→ **RECORDED DATA**:
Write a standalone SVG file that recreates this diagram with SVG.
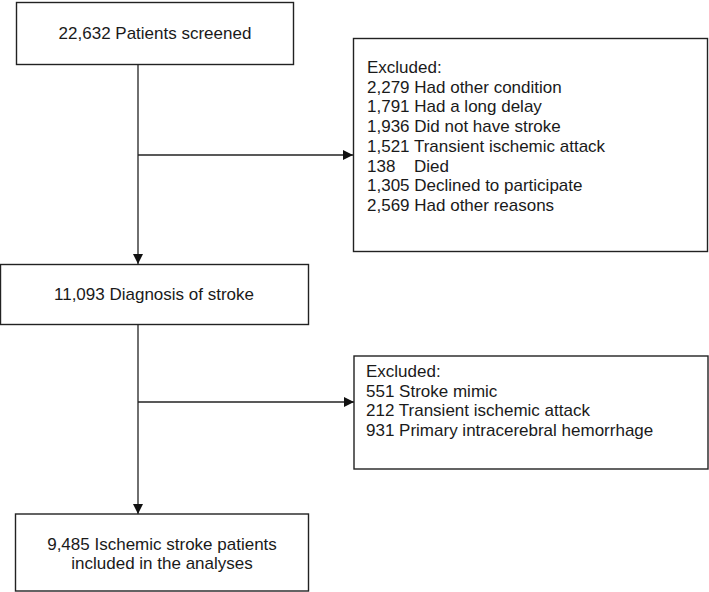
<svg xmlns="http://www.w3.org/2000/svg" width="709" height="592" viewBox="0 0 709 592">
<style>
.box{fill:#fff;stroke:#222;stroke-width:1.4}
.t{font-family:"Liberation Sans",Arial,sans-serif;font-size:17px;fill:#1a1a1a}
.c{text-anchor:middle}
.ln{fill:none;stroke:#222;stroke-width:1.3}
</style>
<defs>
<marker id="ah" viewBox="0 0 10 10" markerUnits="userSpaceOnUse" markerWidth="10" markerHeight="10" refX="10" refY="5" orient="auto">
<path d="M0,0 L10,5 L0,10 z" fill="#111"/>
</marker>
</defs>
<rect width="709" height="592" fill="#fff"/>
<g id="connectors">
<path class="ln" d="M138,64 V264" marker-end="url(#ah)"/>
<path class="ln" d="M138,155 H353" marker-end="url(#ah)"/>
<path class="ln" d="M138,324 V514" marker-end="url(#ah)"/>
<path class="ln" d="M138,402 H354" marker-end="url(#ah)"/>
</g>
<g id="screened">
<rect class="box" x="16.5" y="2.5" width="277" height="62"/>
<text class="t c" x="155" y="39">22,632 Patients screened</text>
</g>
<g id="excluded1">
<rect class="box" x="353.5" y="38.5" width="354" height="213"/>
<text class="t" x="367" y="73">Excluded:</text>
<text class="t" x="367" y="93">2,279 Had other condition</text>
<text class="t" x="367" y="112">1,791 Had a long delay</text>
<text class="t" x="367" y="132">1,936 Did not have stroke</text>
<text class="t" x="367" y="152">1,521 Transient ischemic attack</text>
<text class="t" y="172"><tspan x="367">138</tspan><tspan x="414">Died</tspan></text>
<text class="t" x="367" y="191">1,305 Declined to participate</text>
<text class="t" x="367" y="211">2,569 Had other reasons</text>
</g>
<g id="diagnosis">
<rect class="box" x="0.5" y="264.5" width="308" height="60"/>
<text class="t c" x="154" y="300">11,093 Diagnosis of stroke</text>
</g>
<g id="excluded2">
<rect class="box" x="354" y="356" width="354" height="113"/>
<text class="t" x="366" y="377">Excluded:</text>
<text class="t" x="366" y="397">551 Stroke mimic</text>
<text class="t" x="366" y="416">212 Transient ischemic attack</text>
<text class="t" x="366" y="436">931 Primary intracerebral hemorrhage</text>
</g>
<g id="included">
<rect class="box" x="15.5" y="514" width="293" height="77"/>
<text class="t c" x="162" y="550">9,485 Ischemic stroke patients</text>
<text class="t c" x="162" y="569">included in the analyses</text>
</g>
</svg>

→ **YOUR GOAL**:
Output an exact copy of the material, with the pictures removed.

→ **TASK OUTPUT**:
Write a standalone SVG file that recreates this diagram with SVG.
<svg xmlns="http://www.w3.org/2000/svg" width="709" height="592" viewBox="0 0 709 592">
<style>
.box{fill:#fff;stroke:#222;stroke-width:1.4}
.t{font-family:"Liberation Sans",Arial,sans-serif;font-size:17px;fill:#1a1a1a}
.c{text-anchor:middle}
.ln{fill:none;stroke:#222;stroke-width:1.3}
</style>
<defs>
<marker id="ah" viewBox="0 0 10 10" markerUnits="userSpaceOnUse" markerWidth="10" markerHeight="10" refX="10" refY="5" orient="auto">
<path d="M0,0 L10,5 L0,10 z" fill="#111"/>
</marker>
</defs>
<rect width="709" height="592" fill="#fff"/>
<g id="connectors">
<path class="ln" d="M138,64 V264" marker-end="url(#ah)"/>
<path class="ln" d="M138,155 H353" marker-end="url(#ah)"/>
<path class="ln" d="M138,324 V514" marker-end="url(#ah)"/>
<path class="ln" d="M138,402 H354" marker-end="url(#ah)"/>
</g>
<g id="screened">
<rect class="box" x="16.5" y="2.5" width="277" height="62"/>
<text class="t c" x="155" y="39">22,632 Patients screened</text>
</g>
<g id="excluded1">
<rect class="box" x="353.5" y="38.5" width="354" height="213"/>
<text class="t" x="367" y="73">Excluded:</text>
<text class="t" x="367" y="93">2,279 Had other condition</text>
<text class="t" x="367" y="112">1,791 Had a long delay</text>
<text class="t" x="367" y="132">1,936 Did not have stroke</text>
<text class="t" x="367" y="152">1,521 Transient ischemic attack</text>
<text class="t" y="172"><tspan x="367">138</tspan><tspan x="414">Died</tspan></text>
<text class="t" x="367" y="191">1,305 Declined to participate</text>
<text class="t" x="367" y="211">2,569 Had other reasons</text>
</g>
<g id="diagnosis">
<rect class="box" x="0.5" y="264.5" width="308" height="60"/>
<text class="t c" x="154" y="300">11,093 Diagnosis of stroke</text>
</g>
<g id="excluded2">
<rect class="box" x="354" y="356" width="354" height="113"/>
<text class="t" x="366" y="377">Excluded:</text>
<text class="t" x="366" y="397">551 Stroke mimic</text>
<text class="t" x="366" y="416">212 Transient ischemic attack</text>
<text class="t" x="366" y="436">931 Primary intracerebral hemorrhage</text>
</g>
<g id="included">
<rect class="box" x="15.5" y="514" width="293" height="77"/>
<text class="t c" x="162" y="550">9,485 Ischemic stroke patients</text>
<text class="t c" x="162" y="569">included in the analyses</text>
</g>
</svg>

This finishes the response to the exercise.